STATED EXERCISE: Can you copy out the data exactly? Leave the images out.

INFORMATION SHOWN:
>> START

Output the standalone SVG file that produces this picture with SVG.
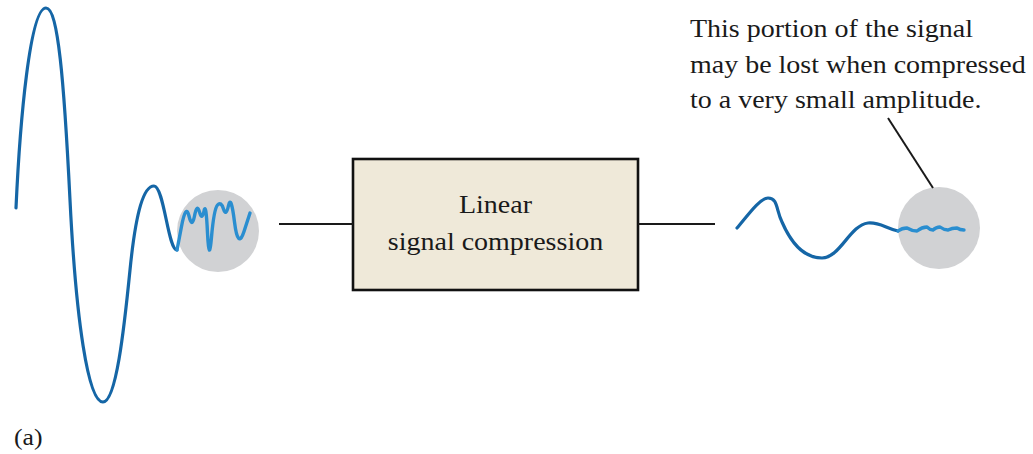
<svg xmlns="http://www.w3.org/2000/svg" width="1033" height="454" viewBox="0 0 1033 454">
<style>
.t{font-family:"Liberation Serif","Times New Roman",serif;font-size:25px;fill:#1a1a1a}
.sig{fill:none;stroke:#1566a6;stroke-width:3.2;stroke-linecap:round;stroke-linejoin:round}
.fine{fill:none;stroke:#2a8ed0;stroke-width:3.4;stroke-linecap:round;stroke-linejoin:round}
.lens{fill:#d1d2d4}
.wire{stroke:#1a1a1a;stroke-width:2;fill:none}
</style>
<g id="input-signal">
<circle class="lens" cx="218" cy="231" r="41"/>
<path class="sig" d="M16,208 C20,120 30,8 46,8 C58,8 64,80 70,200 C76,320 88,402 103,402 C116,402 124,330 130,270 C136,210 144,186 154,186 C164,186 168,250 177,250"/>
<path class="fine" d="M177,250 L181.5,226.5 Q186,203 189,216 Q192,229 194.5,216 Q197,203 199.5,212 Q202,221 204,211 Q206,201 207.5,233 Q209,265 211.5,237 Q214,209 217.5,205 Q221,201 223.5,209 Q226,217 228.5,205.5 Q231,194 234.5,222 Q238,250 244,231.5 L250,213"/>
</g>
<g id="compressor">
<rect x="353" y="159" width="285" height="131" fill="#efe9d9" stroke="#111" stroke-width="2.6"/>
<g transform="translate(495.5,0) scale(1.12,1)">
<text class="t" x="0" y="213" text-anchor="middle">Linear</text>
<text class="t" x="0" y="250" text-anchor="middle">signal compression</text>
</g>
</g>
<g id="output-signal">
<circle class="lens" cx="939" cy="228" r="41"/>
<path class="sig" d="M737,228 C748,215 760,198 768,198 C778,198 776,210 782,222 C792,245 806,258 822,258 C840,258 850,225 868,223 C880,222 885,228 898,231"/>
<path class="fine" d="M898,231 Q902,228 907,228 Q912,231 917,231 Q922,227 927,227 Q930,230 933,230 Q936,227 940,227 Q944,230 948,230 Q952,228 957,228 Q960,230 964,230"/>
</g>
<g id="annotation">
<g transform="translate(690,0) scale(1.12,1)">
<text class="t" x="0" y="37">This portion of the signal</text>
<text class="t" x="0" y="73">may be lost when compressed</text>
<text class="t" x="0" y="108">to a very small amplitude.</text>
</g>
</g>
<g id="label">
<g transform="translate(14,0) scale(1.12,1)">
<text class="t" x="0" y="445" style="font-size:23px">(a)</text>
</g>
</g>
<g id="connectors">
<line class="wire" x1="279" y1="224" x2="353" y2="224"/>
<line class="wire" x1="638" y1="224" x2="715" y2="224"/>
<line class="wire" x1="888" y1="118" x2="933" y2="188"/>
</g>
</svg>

>> END

SOLUTION FOR THIS EXERCISE:
Output the standalone SVG file that produces this picture with SVG.
<svg xmlns="http://www.w3.org/2000/svg" width="1033" height="454" viewBox="0 0 1033 454">
<style>
.t{font-family:"Liberation Serif","Times New Roman",serif;font-size:25px;fill:#1a1a1a}
.sig{fill:none;stroke:#1566a6;stroke-width:3.2;stroke-linecap:round;stroke-linejoin:round}
.fine{fill:none;stroke:#2a8ed0;stroke-width:3.4;stroke-linecap:round;stroke-linejoin:round}
.lens{fill:#d1d2d4}
.wire{stroke:#1a1a1a;stroke-width:2;fill:none}
</style>
<g id="input-signal">
<circle class="lens" cx="218" cy="231" r="41"/>
<path class="sig" d="M16,208 C20,120 30,8 46,8 C58,8 64,80 70,200 C76,320 88,402 103,402 C116,402 124,330 130,270 C136,210 144,186 154,186 C164,186 168,250 177,250"/>
<path class="fine" d="M177,250 L181.5,226.5 Q186,203 189,216 Q192,229 194.5,216 Q197,203 199.5,212 Q202,221 204,211 Q206,201 207.5,233 Q209,265 211.5,237 Q214,209 217.5,205 Q221,201 223.5,209 Q226,217 228.5,205.5 Q231,194 234.5,222 Q238,250 244,231.5 L250,213"/>
</g>
<g id="compressor">
<rect x="353" y="159" width="285" height="131" fill="#efe9d9" stroke="#111" stroke-width="2.6"/>
<g transform="translate(495.5,0) scale(1.12,1)">
<text class="t" x="0" y="213" text-anchor="middle">Linear</text>
<text class="t" x="0" y="250" text-anchor="middle">signal compression</text>
</g>
</g>
<g id="output-signal">
<circle class="lens" cx="939" cy="228" r="41"/>
<path class="sig" d="M737,228 C748,215 760,198 768,198 C778,198 776,210 782,222 C792,245 806,258 822,258 C840,258 850,225 868,223 C880,222 885,228 898,231"/>
<path class="fine" d="M898,231 Q902,228 907,228 Q912,231 917,231 Q922,227 927,227 Q930,230 933,230 Q936,227 940,227 Q944,230 948,230 Q952,228 957,228 Q960,230 964,230"/>
</g>
<g id="annotation">
<g transform="translate(690,0) scale(1.12,1)">
<text class="t" x="0" y="37">This portion of the signal</text>
<text class="t" x="0" y="73">may be lost when compressed</text>
<text class="t" x="0" y="108">to a very small amplitude.</text>
</g>
</g>
<g id="label">
<g transform="translate(14,0) scale(1.12,1)">
<text class="t" x="0" y="445" style="font-size:23px">(a)</text>
</g>
</g>
<g id="connectors">
<line class="wire" x1="279" y1="224" x2="353" y2="224"/>
<line class="wire" x1="638" y1="224" x2="715" y2="224"/>
<line class="wire" x1="888" y1="118" x2="933" y2="188"/>
</g>
</svg>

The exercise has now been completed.